§ Task requirements:
Without including any pictures, write out the listing below exactly.

=======

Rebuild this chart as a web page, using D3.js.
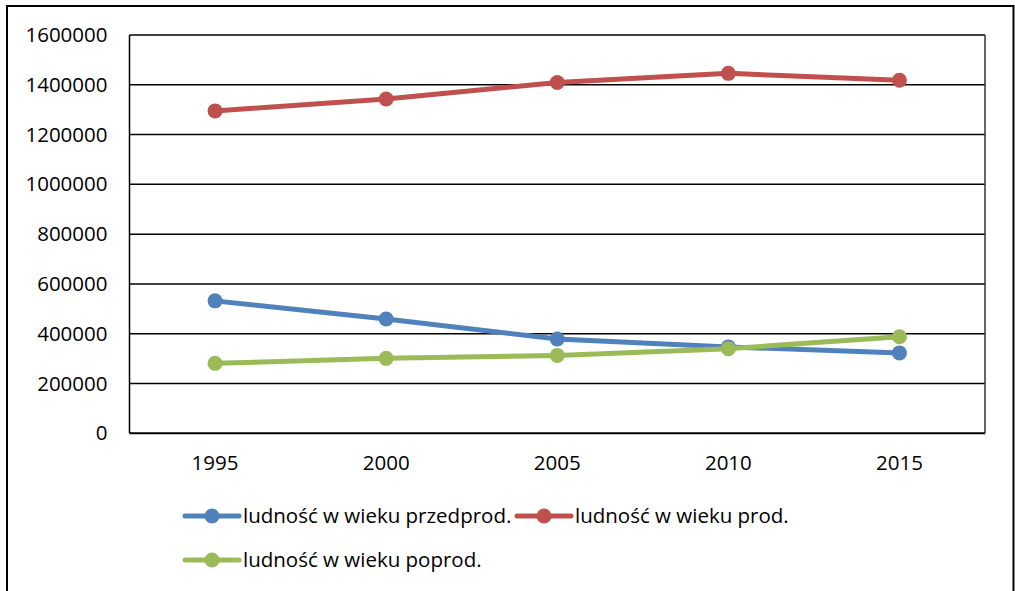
<!DOCTYPE html>
<html><head><meta charset="utf-8">
<script src="https://cdn.jsdelivr.net/npm/d3@7"></script>
<style>body{margin:0;background:#fff}svg{display:block}text{font-family:"Open Sans",sans-serif;fill:#000}</style>
</head><body><svg id="c" width="1015" height="591"></svg>
<script>
const years = ["1995","2000","2005","2010","2015"];
const przedprod = [532000, 459000, 379000, 347000, 323000];
const prod = [1295000, 1343000, 1409000, 1446000, 1418000];
const poprod = [281000, 301000, 313000, 340000, 388000];
const yTicks = [0,200000,400000,600000,800000,1000000,1200000,1400000,1600000];
const seriesNames = ["ludność w wieku przedprod.","ludność w wieku prod.","ludność w wieku poprod."];
const colors = ["#4F81BD","#C0504D","#9BBB59"];
const series = [przedprod, prod, poprod];
const FS = "20.5px";

const svg = d3.select("#c");
svg.append("rect").attr("x",7).attr("y",6).attr("width",1006.5).attr("height",600)
  .attr("fill","#fff").attr("stroke","#000").attr("stroke-width",2);

const L=129.5, R=985, T=35, B=433.3;
const x = d3.scaleBand().domain(years).range([L,R]);
const y = d3.scaleLinear().domain([0,1600000]).range([B,T]);

const g = svg.append("g");
g.selectAll("line.grid").data(yTicks).join("line")
  .attr("x1",L).attr("x2",R).attr("y1",d=>y(d)).attr("y2",d=>y(d))
  .attr("stroke","#000").attr("stroke-width",d=>d===0?2:1.5);
g.append("line").attr("x1",L).attr("x2",L).attr("y1",T).attr("y2",B).attr("stroke","#000").attr("stroke-width",1.5);
g.append("line").attr("x1",R).attr("x2",R).attr("y1",T).attr("y2",B).attr("stroke","#333").attr("stroke-width",1.5);

const yAxis = d3.axisLeft(y).tickValues(yTicks).tickSize(0).tickPadding(22).tickFormat(d3.format("d"));
const ya = svg.append("g").attr("transform",`translate(${L},0)`).call(yAxis);
ya.select(".domain").remove();
ya.selectAll("text").style("font-size",FS).style("font-family","Open Sans").attr("fill","#000");

const xAxis = d3.axisBottom(x).tickSize(0).tickPadding(22);
const xa = svg.append("g").attr("transform",`translate(0,${B})`).call(xAxis);
xa.select(".domain").remove();
xa.selectAll("text").style("font-size",FS).style("font-family","Open Sans").attr("fill","#000");

const line = d3.line().x((d,i)=>x(years[i])+x.bandwidth()/2).y(d=>y(d));
series.forEach((s,k)=>{
  svg.append("path").datum(s).attr("d",line).attr("fill","none")
    .attr("stroke",colors[k]).attr("stroke-width",5).attr("stroke-linejoin","round");
  svg.selectAll(null).data(s).join("circle")
    .attr("cx",(d,i)=>x(years[i])+x.bandwidth()/2).attr("cy",d=>y(d)).attr("r",7.5).attr("fill",colors[k]);
});

const legPos = [[185,516],[517,516],[185,560]];
seriesNames.forEach((n,k)=>{
  const [lx,ly]=legPos[k];
  const lg = svg.append("g").attr("transform",`translate(${lx},${ly})`);
  lg.append("line").attr("x1",0).attr("x2",54).attr("y1",0).attr("y2",0).attr("stroke",colors[k]).attr("stroke-width",5).attr("stroke-linecap","round");
  lg.append("circle").attr("cx",27).attr("cy",0).attr("r",7.5).attr("fill",colors[k]);
  lg.append("text").attr("x",58).attr("y",0).attr("dy","0.35em").style("font-size",FS).text(n);
});
</script></body></html>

=======

§ Finished answer:
Rebuild this chart as a web page, using D3.js.
<!DOCTYPE html>
<html><head><meta charset="utf-8">
<script src="https://cdn.jsdelivr.net/npm/d3@7"></script>
<style>body{margin:0;background:#fff}svg{display:block}text{font-family:"Open Sans",sans-serif;fill:#000}</style>
</head><body><svg id="c" width="1015" height="591"></svg>
<script>
const years = ["1995","2000","2005","2010","2015"];
const przedprod = [532000, 459000, 379000, 347000, 323000];
const prod = [1295000, 1343000, 1409000, 1446000, 1418000];
const poprod = [281000, 301000, 313000, 340000, 388000];
const yTicks = [0,200000,400000,600000,800000,1000000,1200000,1400000,1600000];
const seriesNames = ["ludność w wieku przedprod.","ludność w wieku prod.","ludność w wieku poprod."];
const colors = ["#4F81BD","#C0504D","#9BBB59"];
const series = [przedprod, prod, poprod];
const FS = "20.5px";

const svg = d3.select("#c");
svg.append("rect").attr("x",7).attr("y",6).attr("width",1006.5).attr("height",600)
  .attr("fill","#fff").attr("stroke","#000").attr("stroke-width",2);

const L=129.5, R=985, T=35, B=433.3;
const x = d3.scaleBand().domain(years).range([L,R]);
const y = d3.scaleLinear().domain([0,1600000]).range([B,T]);

const g = svg.append("g");
g.selectAll("line.grid").data(yTicks).join("line")
  .attr("x1",L).attr("x2",R).attr("y1",d=>y(d)).attr("y2",d=>y(d))
  .attr("stroke","#000").attr("stroke-width",d=>d===0?2:1.5);
g.append("line").attr("x1",L).attr("x2",L).attr("y1",T).attr("y2",B).attr("stroke","#000").attr("stroke-width",1.5);
g.append("line").attr("x1",R).attr("x2",R).attr("y1",T).attr("y2",B).attr("stroke","#333").attr("stroke-width",1.5);

const yAxis = d3.axisLeft(y).tickValues(yTicks).tickSize(0).tickPadding(22).tickFormat(d3.format("d"));
const ya = svg.append("g").attr("transform",`translate(${L},0)`).call(yAxis);
ya.select(".domain").remove();
ya.selectAll("text").style("font-size",FS).style("font-family","Open Sans").attr("fill","#000");

const xAxis = d3.axisBottom(x).tickSize(0).tickPadding(22);
const xa = svg.append("g").attr("transform",`translate(0,${B})`).call(xAxis);
xa.select(".domain").remove();
xa.selectAll("text").style("font-size",FS).style("font-family","Open Sans").attr("fill","#000");

const line = d3.line().x((d,i)=>x(years[i])+x.bandwidth()/2).y(d=>y(d));
series.forEach((s,k)=>{
  svg.append("path").datum(s).attr("d",line).attr("fill","none")
    .attr("stroke",colors[k]).attr("stroke-width",5).attr("stroke-linejoin","round");
  svg.selectAll(null).data(s).join("circle")
    .attr("cx",(d,i)=>x(years[i])+x.bandwidth()/2).attr("cy",d=>y(d)).attr("r",7.5).attr("fill",colors[k]);
});

const legPos = [[185,516],[517,516],[185,560]];
seriesNames.forEach((n,k)=>{
  const [lx,ly]=legPos[k];
  const lg = svg.append("g").attr("transform",`translate(${lx},${ly})`);
  lg.append("line").attr("x1",0).attr("x2",54).attr("y1",0).attr("y2",0).attr("stroke",colors[k]).attr("stroke-width",5).attr("stroke-linecap","round");
  lg.append("circle").attr("cx",27).attr("cy",0).attr("r",7.5).attr("fill",colors[k]);
  lg.append("text").attr("x",58).attr("y",0).attr("dy","0.35em").style("font-size",FS).text(n);
});
</script></body></html>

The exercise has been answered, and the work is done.